The researchers studied air quality along a section of the Amsterdam ring road, where the speed limit was lowered from 100 km/h to 80 km/h, and found that levels of some pollutants were reduced by up to 15 per cent. EU standards for air quality1 are exceeded at many locations in Amsterdam, especially along busy roads.
Traffic related air pollution is known to result in reduced lung growth in children and increase chronic respiratory problems in both adults and children. Although measures have been taken to reduce emissions from traffic across Europe, the effectiveness of these measures has rarely been quantified. There are concerns that reducing urban speed limits can in fact lead to more traffic congestion and therefore increase, rather than lower, levels of air pollution.
The Amsterdam ring road is one of the busiest in the Netherlands, consisting of six lanes. The speed limit has been introduced on a residential stretch of the road, which is used by 92,000 vehicles each day. Monitoring stations measured levels of PM10 and PM1, nitrogen oxides (NOx) and soot or black smoke (BS), both at the site with the reduced speed limit and at a separate section of the ring road, where speed limits had not been reduced.
Taking into account variations in daily traffic flow, congestion and wind direction, the results revealed that roadside concentrations of BS and PM10 decreased significantly in the section with reduced speed limits. The reductions were of 15 per cent for BS, 7 per cent for PM10 and 2 per cent for PM1.

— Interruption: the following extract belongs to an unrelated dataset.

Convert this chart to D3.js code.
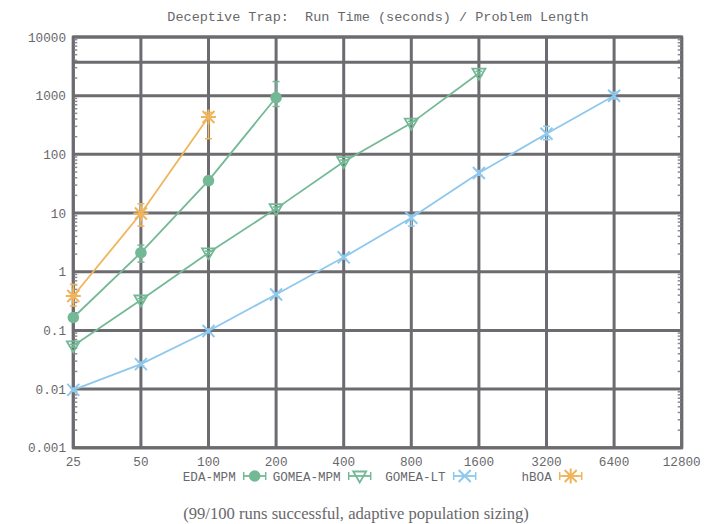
<!DOCTYPE html>
<html>
<head>
<meta charset="utf-8">
<script src="https://cdn.jsdelivr.net/npm/d3@7"></script>
<style>
  html, body { margin: 0; padding: 0; background: #fff; }
  svg { display: block; }
  text { white-space: pre; }
</style>
</head>
<body>
<svg id="chart" width="717" height="524"></svg>
<script>
// Problem lengths (x axis, log base 2)
const xTicks = [25, 50, 100, 200, 400, 800, 1600, 3200, 6400, 12800];
// Run time axis (log base 10)
const yTicks = [0.001, 0.01, 0.1, 1, 10, 100, 1000, 10000];
const yTickLabels = ["0.001", "0.01", "0.1", "1", "10", "100", "1000", "10000"];
const extraGrid = [3700];

// Series: median run time with lower / upper error bounds
const edaLen   = [25, 50, 100, 200];
const edaVal   = [0.166, 2.11, 35.7, 930];
const edaLow   = [0.155, 1.46, 31, 655];
const edaHigh  = [0.178, 2.84, 41, 1740];

const gmpmLen  = [25, 50, 100, 200, 400, 800, 1600];
const gmpmVal  = [0.0547, 0.33, 2.1, 11.9, 75, 341, 2417];
const gmpmLow  = [0.052, 0.31, 1.95, 11.2, 70, 320, 2250];
const gmpmHigh = [0.058, 0.35, 2.25, 12.7, 80, 365, 2600];

const gltLen   = [25, 50, 100, 200, 400, 800, 1600, 3200, 6400];
const gltVal   = [0.0097, 0.0267, 0.098, 0.41, 1.76, 8.3, 48, 225, 995];
const gltLow   = [0.0091, 0.025, 0.091, 0.38, 1.65, 6.0, 44, 178, 880];
const gltHigh  = [0.0104, 0.029, 0.106, 0.44, 1.9, 9.2, 53, 300, 1150];

const hboaLen  = [25, 50, 100];
const hboaVal  = [0.386, 9.8, 432];
const hboaLow  = [0.26, 6.0, 185];
const hboaHigh = [0.61, 14.4, 520];

const seriesNames = ["EDA-MPM", "GOMEA-MPM", "GOMEA-LT", "hBOA"];

const colors = {
  green: "#74b996",
  blue: "#8ec8ec",
  orange: "#f0b55c",
  grid: "#6c6c70",
  text: "#68686c"
};

const series = [
  { name: seriesNames[0], len: edaLen, val: edaVal, low: edaLow, high: edaHigh, color: colors.green, marker: "circle" },
  { name: seriesNames[1], len: gmpmLen, val: gmpmVal, low: gmpmLow, high: gmpmHigh, color: colors.green, marker: "triangle" },
  { name: seriesNames[2], len: gltLen, val: gltVal, low: gltLow, high: gltHigh, color: colors.blue, marker: "cross" },
  { name: seriesNames[3], len: hboaLen, val: hboaVal, low: hboaLow, high: hboaHigh, color: colors.orange, marker: "star" }
];

const svg = d3.select("#chart");
const plot = { left: 73.3, right: 681.7, top: 37, bottom: 447.8 };

const x = d3.scaleLog().base(2).domain([25, 12800]).range([plot.left, plot.right]);
const y = d3.scaleLog().base(10).domain([0.001, 10000]).range([plot.bottom, plot.top]);

const mono = "'Liberation Mono', 'DejaVu Sans Mono', monospace";

// Title
svg.append("text")
  .attr("x", 378).attr("y", 21)
  .attr("text-anchor", "middle")
  .attr("font-family", mono).attr("font-size", 13.5)
  .attr("fill", colors.text)
  .text("Deceptive Trap:  Run Time (seconds) / Problem Length");

// Grid lines
const grid = svg.append("g").attr("stroke", colors.grid).attr("stroke-width", 3);
grid.selectAll("line.gx").data(xTicks).join("line")
  .attr("x1", d => x(d)).attr("x2", d => x(d))
  .attr("y1", plot.top).attr("y2", plot.bottom);
grid.selectAll("line.gy").data(yTicks.concat(extraGrid)).join("line")
  .attr("x1", plot.left).attr("x2", plot.right)
  .attr("y1", d => y(d)).attr("y2", d => y(d));
grid.append("rect")
  .attr("x", plot.left).attr("y", plot.top)
  .attr("width", plot.right - plot.left).attr("height", plot.bottom - plot.top)
  .attr("fill", "none");

// Minor log ticks on the left and right edges
const minor = [];
for (let e = -3; e < 4; e++) for (let k = 2; k <= 9; k++) minor.push(k * Math.pow(10, e));
const mt = svg.append("g").attr("stroke", "#8a8a8e").attr("stroke-width", 1.5);
mt.selectAll("line.ml").data(minor).join("line")
  .attr("x1", plot.left + 1).attr("x2", plot.left + 4)
  .attr("y1", d => y(d)).attr("y2", d => y(d));
mt.selectAll("line.mr").data(minor).join("line")
  .attr("x1", plot.right - 4).attr("x2", plot.right - 1)
  .attr("y1", d => y(d)).attr("y2", d => y(d));

// Axis labels
svg.append("g").selectAll("text").data(yTicks).join("text")
  .attr("x", 66).attr("y", d => y(d) + 4.5)
  .attr("text-anchor", "end")
  .attr("font-family", mono).attr("font-size", 12.7)
  .attr("fill", colors.text)
  .text((d, i) => yTickLabels[i]);

svg.append("g").selectAll("text").data(xTicks).join("text")
  .attr("x", d => x(d)).attr("y", 466)
  .attr("text-anchor", "middle")
  .attr("font-family", mono).attr("font-size", 12.7)
  .attr("fill", colors.text)
  .text(d => String(d));

// Marker drawing
function drawMarker(g, type, color) {
  if (type === "circle") {
    g.append("circle").attr("r", 5.8).attr("fill", color);
  } else if (type === "triangle") {
    g.append("path").attr("d", "M-6.5,-4.5 L6.5,-4.5 L0,6.5 Z")
      .attr("fill", "none").attr("stroke", color).attr("stroke-width", 1.8);
  } else if (type === "cross") {
    g.append("path").attr("d", "M-6,-6 L6,6 M-6,6 L6,-6")
      .attr("stroke", color).attr("stroke-width", 2);
  } else if (type === "star") {
    g.append("path").attr("d", "M-6,-6 L6,6 M-6,6 L6,-6 M0,-7.5 L0,7.5 M-7.5,0 L7.5,0")
      .attr("stroke", color).attr("stroke-width", 2);
  }
}

const line = d3.line().x(d => x(d.len)).y(d => y(d.val));

series.forEach(s => {
  const pts = s.len.map((len, i) => ({ len, val: s.val[i], low: s.low[i], high: s.high[i] }));
  const g = svg.append("g");
  g.append("path").datum(pts).attr("d", line)
    .attr("fill", "none").attr("stroke", s.color).attr("stroke-width", 1.8);
  // error bars
  const eb = g.append("g").attr("stroke", s.color).attr("stroke-width", 1.5);
  pts.forEach(p => {
    const cx = x(p.len);
    eb.append("line").attr("x1", cx).attr("x2", cx).attr("y1", y(p.low)).attr("y2", y(p.high));
    eb.append("line").attr("x1", cx - 3.5).attr("x2", cx + 3.5).attr("y1", y(p.low)).attr("y2", y(p.low));
    eb.append("line").attr("x1", cx - 3.5).attr("x2", cx + 3.5).attr("y1", y(p.high)).attr("y2", y(p.high));
  });
  pts.forEach(p => {
    drawMarker(g.append("g").attr("transform", `translate(${x(p.len)},${y(p.val)})`), s.marker, s.color);
  });
});

// Legend
const legendEnds = [235.7, 340.7, 445.7, 551.7];
const legendY = 476;
series.forEach((s, i) => {
  const lg = svg.append("g");
  lg.append("text")
    .attr("x", legendEnds[i]).attr("y", legendY + 4.5)
    .attr("text-anchor", "end")
    .attr("font-family", mono).attr("font-size", 12.6)
    .attr("fill", colors.text)
    .text(s.name);
  const x0 = legendEnds[i] + 8, x1 = legendEnds[i] + 30;
  lg.append("line").attr("x1", x0).attr("x2", x1).attr("y1", legendY).attr("y2", legendY)
    .attr("stroke", s.color).attr("stroke-width", 1.8);
  [x0, x1].forEach(xx => lg.append("line").attr("x1", xx).attr("x2", xx)
    .attr("y1", legendY - 4).attr("y2", legendY + 4)
    .attr("stroke", s.color).attr("stroke-width", 1.5));
  drawMarker(lg.append("g").attr("transform", `translate(${(x0 + x1) / 2},${legendY})`), s.marker, s.color);
});

// Subtitle
svg.append("text")
  .attr("x", 356).attr("y", 519)
  .attr("text-anchor", "middle")
  .attr("font-family", "'Liberation Serif', 'DejaVu Serif', serif").attr("font-size", 16.6)
  .attr("fill", colors.text)
  .text("(99/100 runs successful, adaptive population sizing)");
</script>
</body>
</html>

The authors comment that particulate air pollution was significantly reduced during the period of the speed restriction, although no significant effect on NOx was observed. The study also found that congestion levels did not increase, contrary to concerns expressed before the restriction was put in place. The study claims to be the first to clearly demonstrate that reduced speed limits can improve air quality.